■ **RECORD EXTRACTS**:
■ ■ ■ ■ ■ ■ ■
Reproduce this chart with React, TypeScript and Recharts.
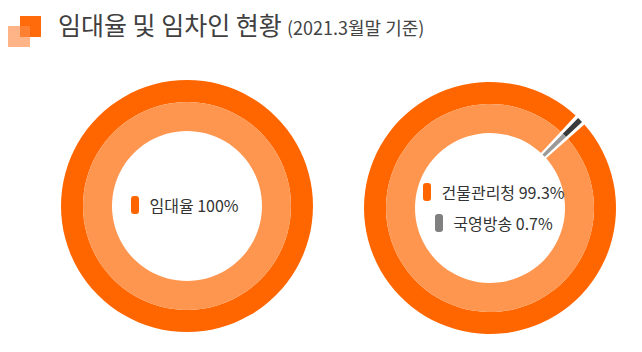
■ ■ ■ ■ ■ ■ ■
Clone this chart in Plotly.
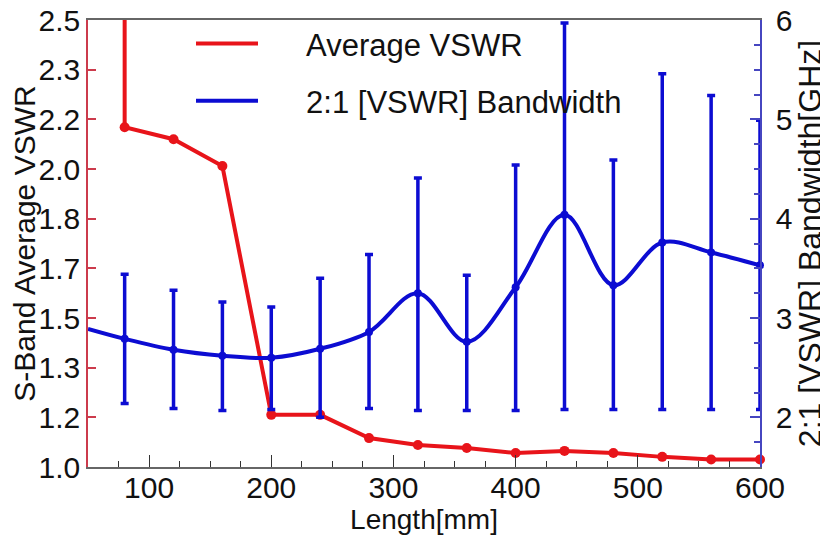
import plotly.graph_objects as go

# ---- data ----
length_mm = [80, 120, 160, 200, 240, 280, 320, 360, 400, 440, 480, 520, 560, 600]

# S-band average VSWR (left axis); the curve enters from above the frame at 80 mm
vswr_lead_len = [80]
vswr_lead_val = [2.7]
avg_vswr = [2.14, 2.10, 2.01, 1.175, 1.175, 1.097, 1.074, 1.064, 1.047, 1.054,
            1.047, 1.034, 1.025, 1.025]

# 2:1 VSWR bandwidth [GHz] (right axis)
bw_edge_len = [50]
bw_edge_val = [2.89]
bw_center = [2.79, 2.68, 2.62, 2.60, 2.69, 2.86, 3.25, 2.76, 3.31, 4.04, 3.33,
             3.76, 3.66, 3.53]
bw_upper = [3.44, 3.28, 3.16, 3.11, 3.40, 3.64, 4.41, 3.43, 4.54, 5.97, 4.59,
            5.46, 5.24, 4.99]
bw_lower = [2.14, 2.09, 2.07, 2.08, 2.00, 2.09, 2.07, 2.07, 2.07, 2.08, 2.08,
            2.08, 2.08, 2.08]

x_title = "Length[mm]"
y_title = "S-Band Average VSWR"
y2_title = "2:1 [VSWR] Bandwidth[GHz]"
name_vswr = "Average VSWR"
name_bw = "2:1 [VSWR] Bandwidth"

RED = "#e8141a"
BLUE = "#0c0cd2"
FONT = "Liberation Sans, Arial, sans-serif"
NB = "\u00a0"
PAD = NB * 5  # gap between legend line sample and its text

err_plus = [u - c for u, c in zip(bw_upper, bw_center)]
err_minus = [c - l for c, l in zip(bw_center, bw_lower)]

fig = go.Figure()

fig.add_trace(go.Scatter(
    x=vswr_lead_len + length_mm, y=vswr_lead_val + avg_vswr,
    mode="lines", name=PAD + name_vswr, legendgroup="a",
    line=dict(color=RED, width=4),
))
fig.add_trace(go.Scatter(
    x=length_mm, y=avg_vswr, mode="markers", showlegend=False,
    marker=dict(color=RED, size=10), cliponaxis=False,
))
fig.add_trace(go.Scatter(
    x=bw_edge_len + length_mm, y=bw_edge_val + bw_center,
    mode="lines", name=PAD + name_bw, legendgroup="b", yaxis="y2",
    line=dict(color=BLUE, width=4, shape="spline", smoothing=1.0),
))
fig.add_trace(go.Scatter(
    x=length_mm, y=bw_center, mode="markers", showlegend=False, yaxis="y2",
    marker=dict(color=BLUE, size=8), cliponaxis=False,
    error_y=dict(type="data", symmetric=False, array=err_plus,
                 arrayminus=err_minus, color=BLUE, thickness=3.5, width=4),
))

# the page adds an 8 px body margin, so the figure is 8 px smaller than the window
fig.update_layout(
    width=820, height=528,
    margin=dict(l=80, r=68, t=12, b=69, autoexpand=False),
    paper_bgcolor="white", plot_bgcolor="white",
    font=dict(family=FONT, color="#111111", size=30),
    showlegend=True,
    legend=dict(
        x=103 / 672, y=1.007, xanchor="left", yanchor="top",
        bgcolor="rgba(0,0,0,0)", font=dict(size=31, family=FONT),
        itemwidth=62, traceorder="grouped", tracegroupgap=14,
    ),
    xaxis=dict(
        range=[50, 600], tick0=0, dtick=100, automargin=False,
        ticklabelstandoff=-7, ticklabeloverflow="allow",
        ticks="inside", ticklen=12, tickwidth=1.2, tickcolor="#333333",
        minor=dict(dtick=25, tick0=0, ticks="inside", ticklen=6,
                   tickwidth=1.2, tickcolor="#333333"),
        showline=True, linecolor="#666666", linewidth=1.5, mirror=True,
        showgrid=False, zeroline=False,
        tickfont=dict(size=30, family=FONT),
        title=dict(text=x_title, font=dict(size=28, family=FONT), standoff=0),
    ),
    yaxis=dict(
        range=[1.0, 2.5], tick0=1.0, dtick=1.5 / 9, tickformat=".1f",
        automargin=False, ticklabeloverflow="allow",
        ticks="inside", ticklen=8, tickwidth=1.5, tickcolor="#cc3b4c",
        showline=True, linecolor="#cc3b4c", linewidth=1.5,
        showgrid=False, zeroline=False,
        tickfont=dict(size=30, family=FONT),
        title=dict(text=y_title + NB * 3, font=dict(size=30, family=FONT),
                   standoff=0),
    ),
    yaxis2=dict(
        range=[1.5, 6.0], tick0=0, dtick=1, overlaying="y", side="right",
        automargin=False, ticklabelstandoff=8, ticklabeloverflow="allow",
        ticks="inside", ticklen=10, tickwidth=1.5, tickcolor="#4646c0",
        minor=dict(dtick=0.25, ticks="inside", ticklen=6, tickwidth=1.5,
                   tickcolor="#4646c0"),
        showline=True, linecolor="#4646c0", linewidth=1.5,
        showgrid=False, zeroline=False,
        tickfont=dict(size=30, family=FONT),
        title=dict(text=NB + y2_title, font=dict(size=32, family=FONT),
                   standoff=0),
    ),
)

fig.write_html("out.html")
■ ■ ■ ■ ■ ■ ■
■ **THE TASK**:
Above are records with pictures. Reproduce exactly only the lines from the line with "Clone this chart in Plotly." through the line with "1.047, 1.034, 1.025, 1.025]", both ends included, and leave the pictures out.

■ **EXERCISE RESPONSE**:
Clone this chart in Plotly.
import plotly.graph_objects as go

# ---- data ----
length_mm = [80, 120, 160, 200, 240, 280, 320, 360, 400, 440, 480, 520, 560, 600]

# S-band average VSWR (left axis); the curve enters from above the frame at 80 mm
vswr_lead_len = [80]
vswr_lead_val = [2.7]
avg_vswr = [2.14, 2.10, 2.01, 1.175, 1.175, 1.097, 1.074, 1.064, 1.047, 1.054,
            1.047, 1.034, 1.025, 1.025]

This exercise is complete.